TFX - Machine Learning Platform at Google
Here’s a summary of a recently published paper in which the authors at Google present TFX (TensorFlow Extended) , a TensorFlow-Based Production-Scale Machine Learning Platform. It consists of several components: data analysis, data transformation, data validation, trainer, model evaluation and validation and serving. Each component implements high-level functionality that is typical in machine learning and one goal of these high-level functions is to ensure consistency across the pipeline, e.g. by ensuring that the same transformations are applied to training and serving.
Data analysis and understanding the data is a crucial component in machine learning. Faults (e.g. due to code bugs) could introduce anomalies in the data. The authors argue that such errors are not an exception, but more the norm. Hence, to detect anomalies the data analysis component gathers several statistics over the feature values (e.g. mean, stddev, quantiles, etc).
The data transformation component for example generates feature-to-integer mappings.
After data analysis and data transformation data validation is applied. For this the users of TFX can provide a schema which describes the expected properties of the data, e.g. which features should be present in the data, what should be the fraction of examples that must contain the feature and what is the expected range of a feature. In case of a detected anomaly TFX can also provide recommendations to fix the anomaly, e.g. marking a feature as deprecated so that it is not used for training in the future. In case anomalies correspond to a natural evolution of the data TFX could adapt automatically the schema to bring it up-to-date. Anomalies are filed like software bugs. They are documented, tracked and eventually resolved.
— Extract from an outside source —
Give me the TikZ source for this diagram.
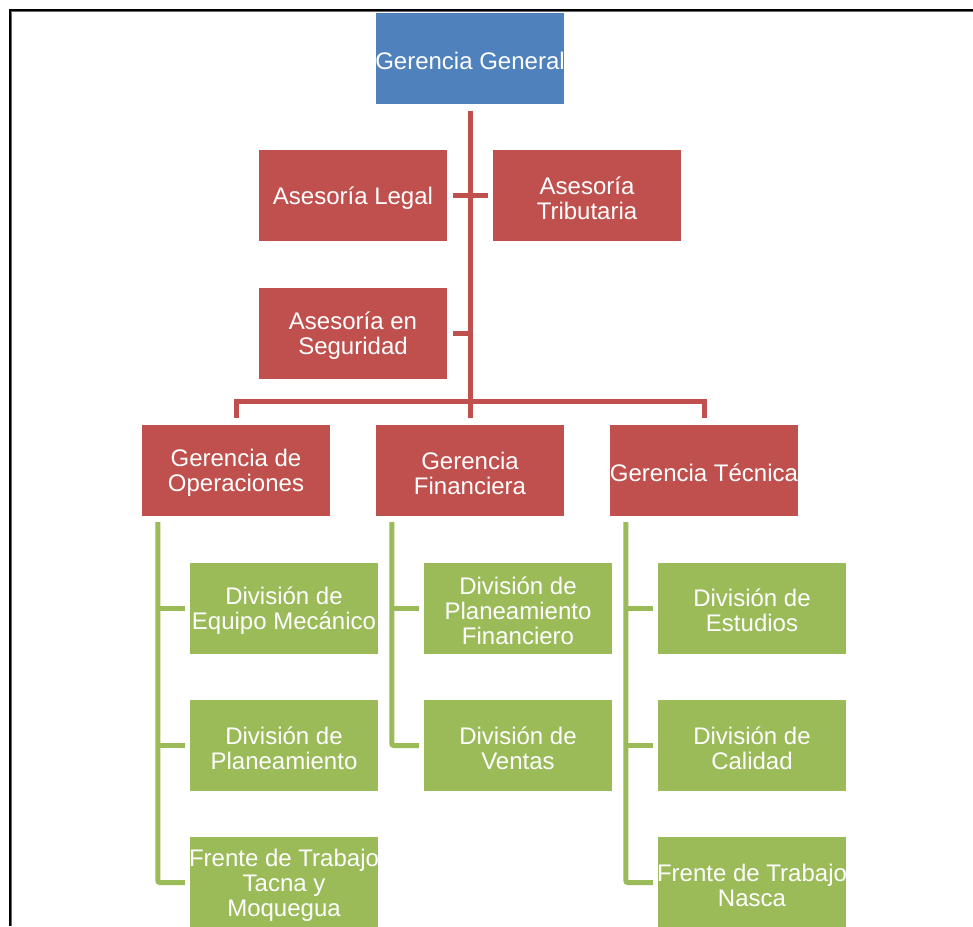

The model training component makes it easy to run TensorFlow code. It also supports warm-starting for use cases for which a fresh model is required but for which the datasets are too large and hence prevent building a model in a reasonable amount of time.
The model evaluation and validation component checks that the model is safe to serve (e.g. does not crash, does not use too many resources) and that the prediction quality is as expected. Also, metrics can be computed on slices of data, for example for on US customers only.
The serving component is a complete serving solution which is provided via TensorFlow Serving to deploy models in production environments.
From their experience on large-scale machine learning the authors also conclude that Apache Beam and similar internal infrastructure (which unfortunately is not described in the paper) fits well for handling large volume of data during training, model evaluation and batch inference.
Finally, the authors present a case study for the Google Play recommender engine which particularly benefits from the warm-starting feature. Instead of training from scratch which would take several days, Google can now “frequently” (what that means is not mentioned) publish a new high quality model. It also helped to discover a training-serving skew. By fixing this flaw the performance of the model was improved by 2%.